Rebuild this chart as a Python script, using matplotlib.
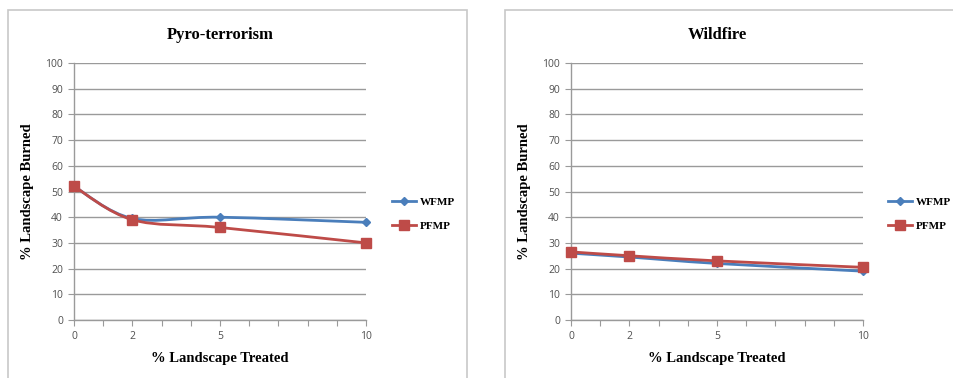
import matplotlib.pyplot as plt
import numpy as np
from matplotlib.path import Path
from matplotlib.patches import PathPatch, Rectangle
from matplotlib.lines import Line2D

# % landscape treated
treated = [0, 2, 5, 10]

# pyro-terrorism scenario
pyro_wfmp = [52, 39.5, 40, 38]
pyro_pfmp = [52, 39, 36, 30]

# wildfire scenario
wild_wfmp = [26, 24.5, 22, 19]
wild_pfmp = [26.5, 25, 23, 20.5]

titles = ['Pyro-terrorism', 'Wildfire']
series_names = ['WFMP', 'PFMP']
x_labels = ['0', '', '2', '', '', '5', '', '', '', '', '10']

BLUE = '#4A7EBB'
RED = '#BE4B48'
GRID = '#9A9A9A'
SERIF = 'Liberation Serif'
SANS = 'Open Sans'

W, H = 954, 378


def smooth_path(xs, ys):
    # Excel-style smoothed line: cubic bezier through every point
    pts = np.column_stack([xs, ys]).astype(float)
    n = len(pts)
    verts = [pts[0]]
    codes = [Path.MOVETO]
    for i in range(n - 1):
        p0 = pts[max(i - 1, 0)]
        p1 = pts[i]
        p2 = pts[i + 1]
        p3 = pts[min(i + 2, n - 1)]
        c1 = p1 + (p2 - p0) / 6.0
        c2 = p2 - (p3 - p1) / 6.0
        verts += [c1, c2, p2]
        codes += [Path.CURVE4] * 3
    return Path(verts, codes)


fig = plt.figure(figsize=(W / 100, H / 100), dpi=100)

# chart area frames
fig.add_artist(Rectangle((8 / W, -0.05), (467 - 8) / W, 1.05 - 10 / H,
                         transform=fig.transFigure, fill=False,
                         edgecolor='#C8C8C8', linewidth=1.2))
fig.add_artist(Rectangle((505 / W, -0.05), 0.6, 1.05 - 10 / H,
                         transform=fig.transFigure, fill=False,
                         edgecolor='#C8C8C8', linewidth=1.2))

panels = [
    (74, titles[0], pyro_wfmp, pyro_pfmp, 392),
    (571, titles[1], wild_wfmp, wild_pfmp, 888),
]

for left_px, title, wfmp, pfmp, leg_px in panels:
    ax = fig.add_axes([left_px / W, (H - 320) / H, 292 / W, 257 / H])
    ax.set_xlim(0, 10)
    ax.set_ylim(0, 100)
    ax.set_yticks(range(0, 101, 10))
    ax.set_xticks(range(0, 11))
    ax.set_xticklabels(x_labels)
    ax.grid(axis='y', color=GRID, linewidth=1.0)
    ax.set_axisbelow(True)
    for side in ['top', 'right']:
        ax.spines[side].set_visible(False)
    for side in ['left', 'bottom']:
        ax.spines[side].set_color(GRID)
        ax.spines[side].set_linewidth(1.0)
    ax.tick_params(length=4, width=0.8, color=GRID, labelsize=7.5,
                   labelcolor='#505050', pad=4)
    for lab in ax.get_xticklabels() + ax.get_yticklabels():
        lab.set_family(SANS)

    for vals, color, marker, ms in [(wfmp, BLUE, 'D', 4), (pfmp, RED, 's', 6.5)]:
        ax.add_patch(PathPatch(smooth_path(treated, vals), fill=False,
                               edgecolor=color, linewidth=2.0, clip_on=False,
                               zorder=3))
        ax.plot(treated, vals, linestyle='none', marker=marker, ms=ms,
                color=color, clip_on=False, zorder=4)

    ax.set_title(title, family=SERIF, fontweight='bold', fontsize=12, pad=17)
    ax.set_xlabel('% Landscape Treated', family=SERIF, fontweight='bold',
                  fontsize=10.5, labelpad=7)
    ax.set_ylabel('% Landscape Burned', family=SERIF, fontweight='bold',
                  fontsize=10.5, labelpad=8)

    handles = [Line2D([], [], color=BLUE, lw=2.0, marker='D', ms=4),
               Line2D([], [], color=RED, lw=2.0, marker='s', ms=6.5)]
    fig.legend(handles, series_names, loc='center left',
               bbox_to_anchor=(leg_px / W, 1 - 214 / H), frameon=False,
               borderpad=0, borderaxespad=0, handlelength=2.2,
               handletextpad=0.3, labelspacing=1.3,
               prop={'family': SERIF, 'weight': 'bold', 'size': 8})

fig.savefig('out.png', dpi=100)
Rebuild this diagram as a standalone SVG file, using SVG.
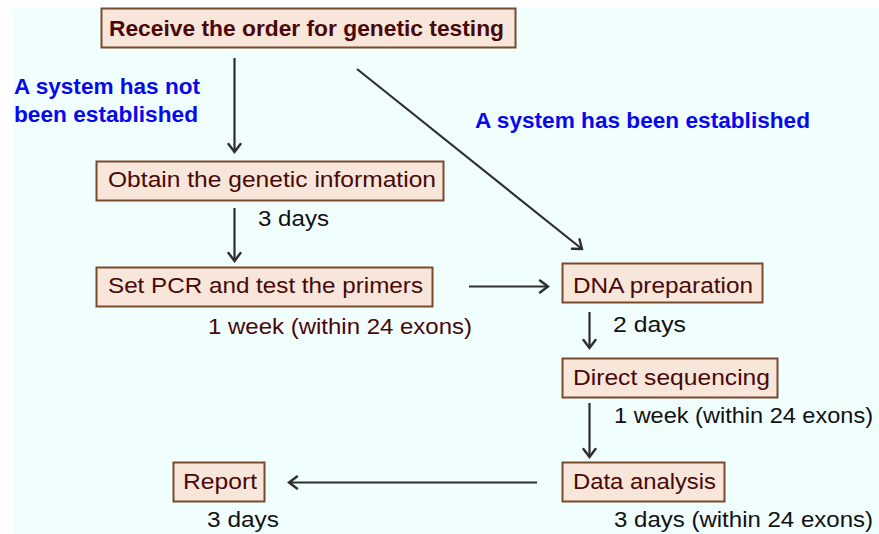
◆ ◆ ◆ ◆ ◆ ◆ ◆
◆ DO THIS
Copy, word for word, the entries above from the first line to the line that holds "treated = [0, 2, 5, 10]". Drop the pictures.

◆ RESPONSE
Rebuild this chart as a Python script, using matplotlib.
import matplotlib.pyplot as plt
import numpy as np
from matplotlib.path import Path
from matplotlib.patches import PathPatch, Rectangle
from matplotlib.lines import Line2D

# % landscape treated
treated = [0, 2, 5, 10]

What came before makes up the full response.